OK, so now our movies reside on a server and playback is almost immediate for all but the worst attention spans. But is that the best cloud computing can do for the man in the street on a realistic budget?

Apple rolled out its enhanced Dot Mac service in August of 2008, renamed MobileMe. Simply stated, it was a catastrophe. Many who depended on DotMac for email service suddenly found they were without any for days on end. Further, the claims made for MobileMe, which included synchronization of data across multiple devices in an instant, were flat out poorly tested hype, something we are increasingly used to from Apple. You really thought the iPhone 3G was ‘twice as fast’ as its 2G predecessor? You wanna buy a bridge in Brooklyn cheap?

Nonetheless, the idea stuck in my mind and I gave it the usual gestation period (the old ‘never buy Version One of anything’ rule) before signing up for a free 60 day trial subscription at the end of 2008. My goal was not only to synchronize email, the Address Book and iCal across three Mac OS X computers, I was also sick and tired of jumping around mailboxes on my iPhone to see emails while trying to remember which ones I had already read elsewhere. The iPhone, unlike OS X’s Mail application, does not support a consolidated mailbox and, like many, I have legacy mailboxes from old vendors which I dare not delete just in case something of importance crops up in one. No, I had no interest in uploading my original picture files. Those reside on external back-up drives and, with iTunes, aggregate over 125gB in storage. No way you send that over a cable or DSL modem from home. Further, the costly ($99/year) basic MobileMe subscription only provides 40gB of space, even if you could somehow speed up data transmission.

After a week of banging away at it and resolving usage and topography issues, I’m getting to the point where I have started to almost trust the service. After updating OS X Leopard to 10.5.6 I am getting reliable sync of Address Book and iCal data and mostly getting good email sync. In the case of the latter I am still getting some instances where an email read on one computer is not updated timely on the others but it seems to be getting better – ever since MobileMe decided to send me hundreds of iCal reminders to myself by email from the past three years …. Mercifully, this has only happened once, so far. I also continue to have sporadic downtime in MobileMe’s email availability and this really needs repair before MobileMe becomes trustworthy.

I have now removed the email boxes for my two service providers and am relying on MobileMe. The emails from those are automatically forwarded to MobileMe and I respond from my MobileMe account. I no longer see a gamut of in- and outboxes. Sure, Gmail is fine and offers tons of free space, but it would be hard to concoct a worse user interface. By contrast, the UI in Apple Mail is superb. And finally, I have one email box on my iPhone whose unread message count is correct for the first time since I bought the device on June 30, 2007! It is rather reminiscent of magic when you update a contact or calendar event on one Mac and have that change speedily conferred on all your other devices. Further, if you find Apple Mail’s spam filter as weak and I do and use the best there is – Spam Sieve – you only need run this on one computer as automatic synchronization will zap spam across all your devices.

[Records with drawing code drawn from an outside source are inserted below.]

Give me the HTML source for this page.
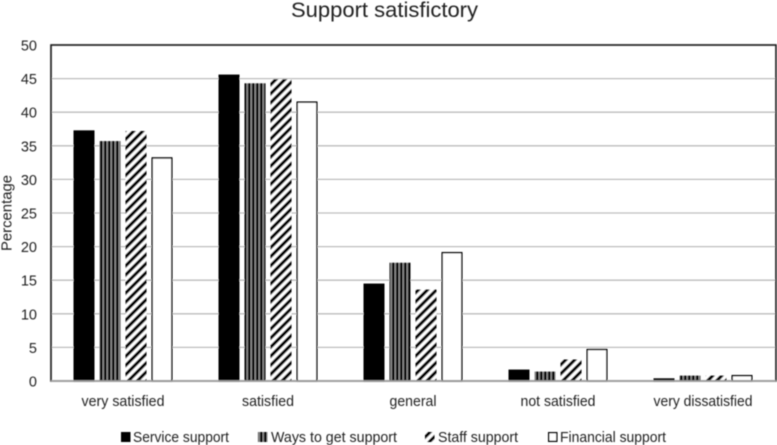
<!DOCTYPE html>
<html lang="en">
<head>
<meta charset="utf-8">
<title>Support satisfictory</title>
<style>
html,body{margin:0;padding:0;background:#fff;width:777px;height:445px;overflow:hidden}
svg{display:block}
text{font-family:"Liberation Sans",sans-serif;fill:#222}
</style>
</head>
<body>
<svg id="chart" xmlns="http://www.w3.org/2000/svg" width="777" height="445" viewBox="0 0 777 445">
  <defs>
    <filter id="soft" x="-5%" y="-5%" width="110%" height="110%"><feGaussianBlur stdDeviation="0.4"/></filter>
    <pattern id="pat-vertical" patternUnits="userSpaceOnUse" width="4" height="4">
      <rect width="4" height="4" fill="#8a8a8a"/>
      <rect width="2.4" height="4" fill="#000"/>
    </pattern>
    <pattern id="pat-diagonal" patternUnits="userSpaceOnUse" width="6.4" height="6.4" patternTransform="rotate(45)">
      <rect width="6.4" height="6.4" fill="#fff"/>
      <rect width="3.2" height="6.4" fill="#000"/>
    </pattern>
  </defs>
  <g id="root" filter="url(#soft)"></g>
</svg>
<script>
const categories = ["very satisfied", "satisfied", "general", "not satisfied", "very dissatisfied"];
const seriesNames = ["Service support", "Ways to get support", "Staff support", "Financial support"];
const serviceSupport = [37.3, 45.6, 14.5, 1.7, 0.4];
const waysToGetSupport = [35.7, 44.3, 17.6, 1.4, 0.8];
const staffSupport = [37.2, 44.9, 13.6, 3.2, 0.8];
const financialSupport = [33.3, 41.6, 19.2, 4.8, 0.9];
const yTicks = [0, 5, 10, 15, 20, 25, 30, 35, 40, 45, 50];
const titleText = "Support satisfictory";
const yAxisTitle = "Percentage";

const allSeries = [serviceSupport, waysToGetSupport, staffSupport, financialSupport];
const NS = "http://www.w3.org/2000/svg";
const root = document.getElementById("root");
const plot = { left: 51, right: 776, top: 45, bottom: 381 };
const yMax = yTicks[yTicks.length - 1];
const yScale = v => plot.bottom - (v / yMax) * (plot.bottom - plot.top);
const bandWidth = (plot.right - plot.left) / categories.length;
const barWidth = 21;
const barStep = 26;
const groupWidth = barStep * (allSeries.length - 1) + barWidth;
const barX = (c, s) => plot.left + c * bandWidth + (bandWidth - groupWidth) / 2 + s * barStep - 0.5;
const fills = ["#000", "url(#pat-vertical)", "url(#pat-diagonal)", "#fff"];
const strokes = ["#000", "none", "none", "#000"];

function make(tag, attrs, text) {
  const el = document.createElementNS(NS, tag);
  for (const k in attrs) el.setAttribute(k, attrs[k]);
  if (text !== undefined) el.textContent = text;
  root.appendChild(el);
  return el;
}

const title = make("text", { x: 291, y: 17, "font-size": 21, textLength: 187, lengthAdjust: "spacingAndGlyphs" }, titleText);



yTicks.forEach(t => {
  const y = yScale(t);
  if (t !== 0 && t !== yMax) {
    const line = make("line", { x1: plot.left, x2: plot.right, y1: y, y2: y, stroke: "#bdbdbd", "stroke-width": 1.3 });
    
    
  }
  const label = make("text", { x: 37, y: y + 5.5, "text-anchor": "end", "font-size": 14.5 }, String(t));
  
  
});

const yTitle = make("text", { x: 0, y: 0, transform: "translate(11.5 213) rotate(-90)", "text-anchor": "middle", "font-size": 15, textLength: 76, lengthAdjust: "spacingAndGlyphs" }, yAxisTitle);



const categoryLabelWidths = [83, 52, 47, 75, 99];
categories.forEach((cat, c) => {
  allSeries.forEach((vals, s) => {
    const top = yScale(vals[c]);
    const inset = strokes[s] === "none" ? 0 : 0.75;
    const bar = make("rect", {
      x: barX(c, s) + inset,
      y: top + inset,
      width: barWidth - inset * 2,
      height: Math.max(plot.bottom - top - inset, 0),
      fill: fills[s],
      stroke: strokes[s],
      "stroke-width": strokes[s] === "none" ? 0 : 1.5
    });
    
    
  });
  const catLabel = make("text", { x: plot.left + (c + 0.5) * bandWidth - 0.5, y: 406, "text-anchor": "middle", "font-size": 15, textLength: categoryLabelWidths[c], lengthAdjust: "spacingAndGlyphs" }, cat);
  
  
});

const frame = make("rect", { x: plot.left, y: plot.top, width: plot.right - plot.left, height: plot.bottom - plot.top, fill: "none", stroke: "#1a1a1a", "stroke-width": 1.6 });



const baseline = make("line", { x1: plot.left, x2: plot.right, y1: plot.bottom, y2: plot.bottom, stroke: "#a8a8a8", "stroke-width": 1.5 });



const legendSwatchX = [121, 258, 425, 548];
const legendTextX = [133, 271, 438, 560];
const legendTextW = [96, 126, 80, 106];
seriesNames.forEach((name, s) => {
  const inset = strokes[s] === "none" ? 0 : 0.75;
  const sw = make("rect", {
    x: legendSwatchX[s] + inset, y: 432 + inset,
    width: 9.5 - inset * 2, height: 10 - inset * 2,
    fill: fills[s], stroke: strokes[s],
    "stroke-width": strokes[s] === "none" ? 0 : 1.5
  });
  
  
  const lt = make("text", { x: legendTextX[s], y: 442, "font-size": 15, textLength: legendTextW[s], lengthAdjust: "spacingAndGlyphs" }, name);
  
  
});
</script>
</body>
</html>
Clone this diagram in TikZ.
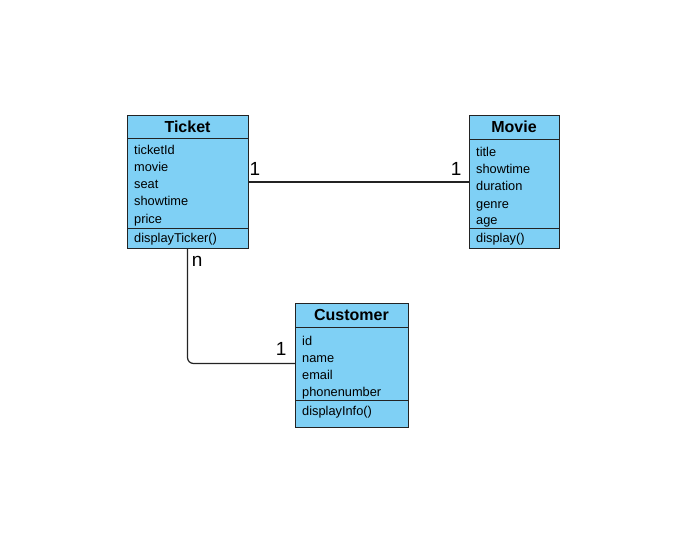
\documentclass[tikz,border=0pt]{standalone}
\usepackage{fontspec}
\setmainfont{Liberation Sans}
\definecolor{clsfill}{RGB}{127,208,245}
\definecolor{edgecol}{RGB}{35,35,35}
\begin{document}
\begin{tikzpicture}[x=1pt,y=-1pt,
  box/.style={draw=edgecol, fill=clsfill, line width=0.95pt, inner sep=0pt, outer sep=0pt, anchor=north west},
  ttl/.style={box, font=\bfseries\fontsize{16}{19}\selectfont},
  row/.style={anchor=base west, inner sep=0pt, font=\fontsize{12.8}{15}\selectfont},
  mult/.style={anchor=base west, inner sep=0pt, font=\fontsize{19}{22}\selectfont},
  link/.style={draw=edgecol, line width=1.2pt}]
\useasboundingbox[fill=white] (0,0) rectangle (679,553);

% Ticket
\node[ttl, minimum width=121pt, minimum height=23pt] (tT) at (127,115) {Ticket};
\node[box, minimum width=121pt, minimum height=90pt] (tA) at (127,138) {};
\node[box, minimum width=121pt, minimum height=20pt] (tM) at (127,228) {};
\foreach \txt [count=\i] in {ticketId,movie,seat,showtime,price}
  \node[row] (ta\i) at (134,{155+17*(\i-1)}) {\txt};
\node[row] (tm1) at (134,242) {displayTicker()};

% Movie
\node[ttl, minimum width=90pt, minimum height=24pt] (mT) at (469,115) {Movie};
\node[box, minimum width=90pt, minimum height=89pt] (mA) at (469,139) {};
\node[box, minimum width=90pt, minimum height=20pt] (mM) at (469,228) {};
\foreach \txt [count=\i] in {title,showtime,duration,genre,age}
  \node[row] (ma\i) at (476,{157+17*(\i-1)}) {\txt};
\node[row] (mm1) at (476,242) {display()};

% Customer
\node[ttl, minimum width=113pt, minimum height=24pt] (cT) at (295,303) {Customer};
\node[box, minimum width=113pt, minimum height=73pt] (cA) at (295,327) {};
\node[box, minimum width=113pt, minimum height=27pt] (cM) at (295,400) {};
\foreach \txt [count=\i] in {id,name,email,phonenumber}
  \node[row] (ca\i) at (302,{345+17*(\i-1)}) {\txt};
\node[row] (cm1) at (302,415) {displayInfo()};

% connectors
\draw[link] ([yshift=1pt]tA.east) -- ([yshift=1pt]tA.east -| mA.west);
\draw[link, rounded corners=6pt] (tM.south) |- (cA.west);

% multiplicities
\node[mult] (l1) at (249.5,176) {1};
\node[mult] (l2) at (450.7,176) {1};
\node[mult] (l3) at (191.7,266) {n};
\node[mult] (l4) at (275.7,355) {1};
\end{tikzpicture}
\end{document}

MobileMe – not for serious photographers – yet.

So MobileMe may be worth looking at for some users, but it’s hardly the cloud computing answer photographers are looking for. Why not use one of the other file server services for photographers? Well, one famously went out of business in 2008, losing many photographers’ images, so what I want here is a service with a high enough profile, lots of capital and high reputational risk, such that failure is simply not an option. I believe Apple is in that “too much to lose” position and now that they are talking of moving more of their applications to web versions (iPhoto? Word and number processing?) I remain more interested than ever in the service.


Finally, a proper email count on the iPhone

One issue I ran into is that my main computer would try syncing endlessly. The fix is to back-up then erase the folder User->Library->Application Support->SyncServices, empty the trash and reboot. Then reselect your sync options in System Preferences->MobileMe->Sync. These are the options:

I do not Sync the Dock owing to limited screen space on one of my devices, plus I keep my dock at the left hand side of the screen which makes icons smaller than if you keep the dock at the base of the screen. I do not Sync Dashboard Widgets for much the same reason. I do find the ability to Sync Safari bookmarks much more useful than I would ever have expected, as my work flow tends to be the same regardless of which OS X device I am using. I expect that sync issues will go away once the various devices are stable after a sync or two.

Apple’s site says that MobileMe also works with Windows but for the life of me I cannot think of a use for that. A buggy but improving service with a buggy and failing operating system? I think not.